**Dataset extract:**
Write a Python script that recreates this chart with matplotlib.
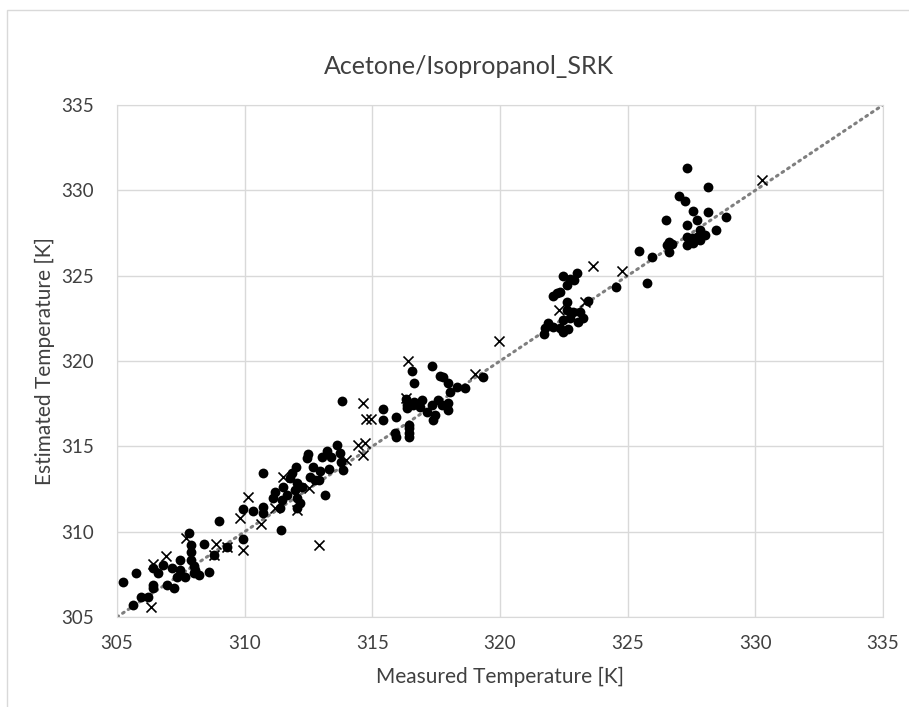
import matplotlib.pyplot as plt
from matplotlib.patches import Rectangle
import numpy as np

# measured / estimated temperatures [K]
circle_x = [310.71, 309.92, 310.34, 310.73, 310.73, 309.01, 307.82, 309.92, 308.42, 309.29,
            308.80, 306.40, 306.62, 306.81, 307.14, 307.47, 307.47, 307.90, 307.90, 307.90,
            308.00, 308.00, 307.34, 307.66, 308.05, 308.22, 308.61, 305.73, 305.22, 306.42,
            306.42, 306.95, 307.23, 305.94, 306.20, 305.61,
            316.63, 313.82, 315.43, 315.43, 315.92, 315.88, 315.92, 316.44, 316.44, 316.35,
            316.63, 313.63, 313.21, 313.04, 313.73, 313.77, 313.40, 313.84, 312.49, 312.43,
            312.69, 312.95, 313.30, 312.01, 311.84, 311.77, 312.56, 312.75, 312.92, 312.04,
            312.23, 311.97, 311.51, 311.64, 311.19, 311.12, 311.45, 311.38, 312.04, 312.17,
            312.04, 313.15, 311.42,
            317.32, 316.54, 317.65, 317.75, 319.35, 317.98, 318.04, 318.30, 318.63, 316.32,
            316.35, 316.61, 316.94, 316.87, 317.13, 317.32, 317.46, 317.39, 317.58, 317.72,
            317.98, 317.98, 316.45, 316.45,
            324.54, 322.48, 322.74, 323.03, 322.90, 322.61, 322.07, 322.22, 322.35, 322.63,
            323.43, 322.61, 322.87, 323.13, 323.26, 322.74, 322.48, 323.07, 321.89, 322.09,
            321.76, 321.72, 322.35, 322.48, 322.68,
            327.34, 328.16, 327.03, 327.25, 327.55, 328.16, 326.50, 328.87, 327.31, 327.73,
            327.83, 327.31, 327.51, 327.70, 328.03, 328.46, 326.63, 326.72, 326.53, 326.63,
            327.31, 327.55, 327.83, 325.46, 325.94, 325.74]
circle_y = [313.42, 311.31, 311.23, 311.43, 311.12, 310.63, 309.91, 309.56, 309.28, 309.13,
            308.64, 307.86, 307.57, 308.06, 307.86, 308.35, 307.76, 309.20, 308.80, 308.35,
            307.96, 307.60, 307.37, 307.37, 307.76, 307.47, 307.61, 307.57, 307.07, 306.88,
            306.69, 306.88, 306.69, 306.16, 306.16, 305.71,
            318.73, 317.66, 317.17, 316.55, 316.74, 315.81, 315.57, 316.06, 315.57, 317.40,
            317.60, 315.10, 314.75, 314.36, 314.63, 314.10, 314.36, 313.62, 314.57, 314.30,
            313.78, 313.58, 313.66, 313.81, 313.42, 313.13, 313.23, 313.03, 313.03, 312.84,
            312.64, 312.45, 312.64, 312.15, 312.35, 311.96, 311.86, 311.37, 311.96, 311.67,
            311.37, 312.15, 310.10,
            319.71, 319.44, 319.13, 319.05, 319.09, 318.70, 318.21, 318.50, 318.40, 317.76,
            317.23, 317.43, 317.72, 317.33, 317.04, 317.43, 316.84, 316.55, 317.72, 317.43,
            317.53, 317.13, 316.25, 315.77,
            324.32, 324.98, 324.79, 325.18, 324.75, 324.46, 323.81, 323.97, 324.06, 323.48,
            323.54, 322.99, 322.89, 322.89, 322.50, 322.50, 322.40, 322.31, 322.21, 322.02,
            321.92, 321.58, 321.92, 321.72, 321.86,
            331.33, 330.21, 329.67, 329.39, 328.81, 328.71, 328.26, 328.42, 327.97, 328.26,
            327.68, 327.28, 327.19, 327.28, 327.38, 327.68, 326.99, 326.86, 326.80, 326.41,
            326.80, 326.90, 327.09, 326.47, 326.12, 324.59]

cross_x = [310.12, 309.82, 310.63, 307.70, 309.92, 308.88, 309.29, 308.80, 306.92, 306.40,
           306.33, 314.65, 314.75, 314.95, 316.32, 314.45, 314.71, 314.65, 313.96, 311.51,
           312.53, 312.04, 311.19, 312.92, 319.95, 316.41, 319.02, 323.66, 324.76, 322.32,
           323.33, 330.25]
cross_y = [312.05, 310.82, 310.45, 309.62, 308.93, 309.28, 309.13, 308.64, 308.60, 308.11,
           305.61, 317.56, 316.59, 316.59, 317.82, 315.07, 315.17, 314.47, 314.20, 313.23,
           312.55, 311.27, 311.37, 309.22, 321.19, 320.02, 319.23, 325.57, 325.28, 322.99,
           323.48, 330.61]

ticks = [305, 310, 315, 320, 325, 330, 335]

plt.rcParams['font.family'] = ['Lato', 'DejaVu Sans']
TXT = '#404040'

fig = plt.figure(figsize=(9.09, 7.07), dpi=100)
ax = fig.add_axes([117/909, 1 - 617/707, 766/909, 512/707])

# outer chart frame (cut off at right/bottom in the original)
fig.patches.append(Rectangle((7/909, -0.1), 1.2, 1 - 10/707 + 0.1, transform=fig.transFigure,
                             fill=False, edgecolor='#d9d9d9', linewidth=1))

ax.plot([305, 335], [305, 335], linestyle=(0, (0.6, 1.6)), color='#7f7f7f',
        linewidth=2.2, dash_capstyle='round', zorder=2)
ax.scatter(circle_x, circle_y, s=50, marker='o', color='black', linewidths=0, zorder=3)
ax.scatter(cross_x, cross_y, s=52, marker='x', color='black', linewidths=1.2, zorder=3)

ax.set_xlim(305, 335)
ax.set_ylim(305, 335)
ax.set_xticks(ticks)
ax.set_yticks(ticks)
ax.grid(True, color='#d9d9d9', linewidth=1)
ax.set_axisbelow(True)
for s in ax.spines.values():
  s.set_color('#d9d9d9')
ax.tick_params(axis='both', length=0, labelsize=13.5, colors=TXT)
ax.tick_params(axis='y', pad=16.5)
ax.tick_params(axis='x', pad=13)

fig.text(500/909, 1 - 677/707, 'Measured Temperature [K]', fontsize=15, color=TXT,
         ha='center', va='center')
fig.text(45/909, 1 - 361/707, 'Estimated Temperature [K]', fontsize=15, color=TXT,
         ha='center', va='center', rotation=90)
fig.text(469/909, 1 - 67/707, 'Acetone/Isopropanol_SRK', fontsize=18, color=TXT,
         ha='center', va='center')

plt.savefig('out.png', dpi=100)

**Instructions for the task:** Print the data above verbatim from the first line through the line holding "import numpy as np", leaving every picture out.

**Result for this exercise:**
Write a Python script that recreates this chart with matplotlib.
import matplotlib.pyplot as plt
from matplotlib.patches import Rectangle
import numpy as np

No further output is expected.